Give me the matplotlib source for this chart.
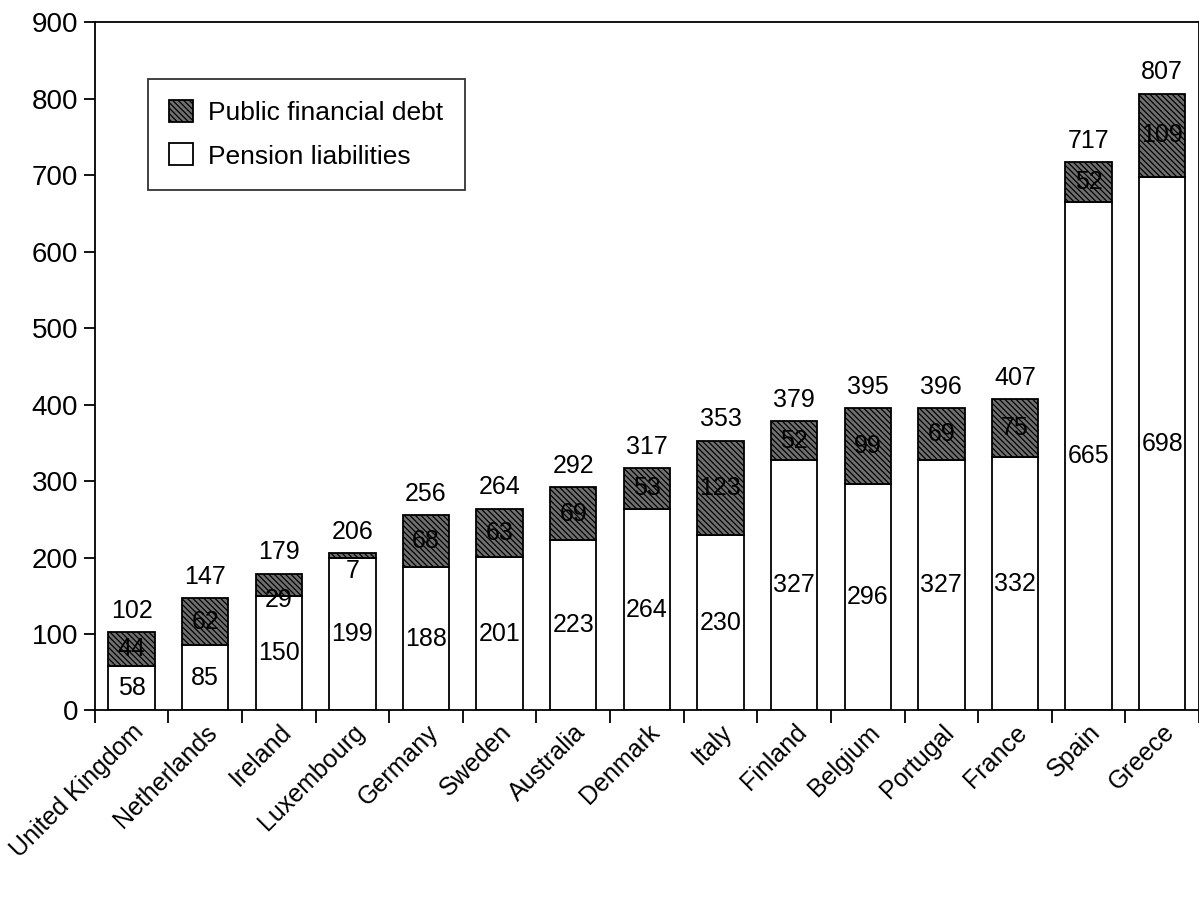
import matplotlib.pyplot as plt
import numpy as np

plt.rcParams['font.family'] = ['Liberation Sans', 'DejaVu Sans']
plt.rcParams['hatch.linewidth'] = 0.9

countries = ['United Kingdom', 'Netherlands', 'Ireland', 'Luxembourg', 'Germany',
             'Sweden', 'Australia', 'Denmark', 'Italy', 'Finland', 'Belgium',
             'Portugal', 'France', 'Spain', 'Greece']
pension = [58, 85, 150, 199, 188, 201, 223, 264, 230, 327, 296, 327, 332, 665, 698]
debt = [44, 62, 29, 7, 68, 63, 69, 53, 123, 52, 99, 69, 75, 52, 109]
totals = [102, 147, 179, 206, 256, 264, 292, 317, 353, 379, 395, 396, 407, 717, 807]

fig = plt.figure(figsize=(11.99, 8.97), dpi=100)
ax = fig.add_axes([0.079, 0.208, 0.921, 0.767])

x = np.arange(len(countries))
w = 0.63
ax.bar(x, pension, w, color='white', edgecolor='black', linewidth=1.3,
       label='Pension liabilities')
ax.bar(x, debt, w, bottom=pension, color='#707070', edgecolor='black',
       hatch='\\\\\\\\\\\\', linewidth=1.3, label='Public financial debt')

fs = 18
for i in range(len(countries)):
    ax.text(x[i], pension[i] / 2, str(pension[i]), ha='center', va='center', fontsize=fs)
    # small debt values are pushed down a little, like in the original
    if debt[i] < 40:
        yd = pension[i] + debt[i] / 2 - 20
    else:
        yd = pension[i] + debt[i] / 2
    ax.text(x[i], yd, str(debt[i]), ha='center', va='center', fontsize=fs)
    ax.text(x[i], totals[i] + 12, str(totals[i]), ha='center', va='bottom', fontsize=fs)

ax.set_xlim(-0.5, len(countries) - 0.5)
ax.set_ylim(0, 900)
ax.set_yticks(range(0, 901, 100))
ax.tick_params(axis='y', labelsize=20, length=8, width=1.3, direction='out', pad=4)

ax.set_xticks(x)
ax.set_xticklabels(countries, rotation=45, ha='right', rotation_mode='anchor', fontsize=18)
ax.set_xticks(np.arange(-0.5, len(countries)), minor=True)
ax.tick_params(axis='x', which='major', length=0, pad=7)
ax.tick_params(axis='x', which='minor', length=9, width=1.3, direction='out')

for s in ax.spines.values():
    s.set_linewidth(1.3)

handles, labels = ax.get_legend_handles_labels()
leg = ax.legend(handles[::-1], labels[::-1], loc='upper left', bbox_to_anchor=(0.048, 0.918),
                borderaxespad=0, fontsize=19, frameon=True, fancybox=False, edgecolor='black',
                handlelength=0.9, handleheight=0.9, handletextpad=0.6,
                borderpad=0.8, labelspacing=0.7)
leg.get_frame().set_linewidth(1.3)

plt.savefig('out.png', dpi=100)
plt.close()
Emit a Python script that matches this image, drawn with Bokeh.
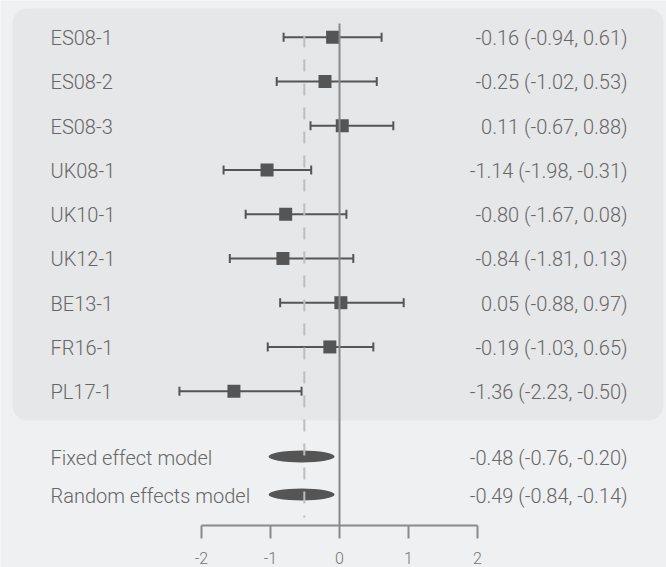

PROBLEM STATEMENT
Begin at the first line of the entries above and return each line exactly, stopping after the line that contains "plt.rcParams['hatch.linewidth'] = 0.9". Pictures do not belong in the copy.

WRITTEN ANSWER
Give me the matplotlib source for this chart.
import matplotlib.pyplot as plt
import numpy as np

plt.rcParams['font.family'] = ['Liberation Sans', 'DejaVu Sans']
plt.rcParams['hatch.linewidth'] = 0.9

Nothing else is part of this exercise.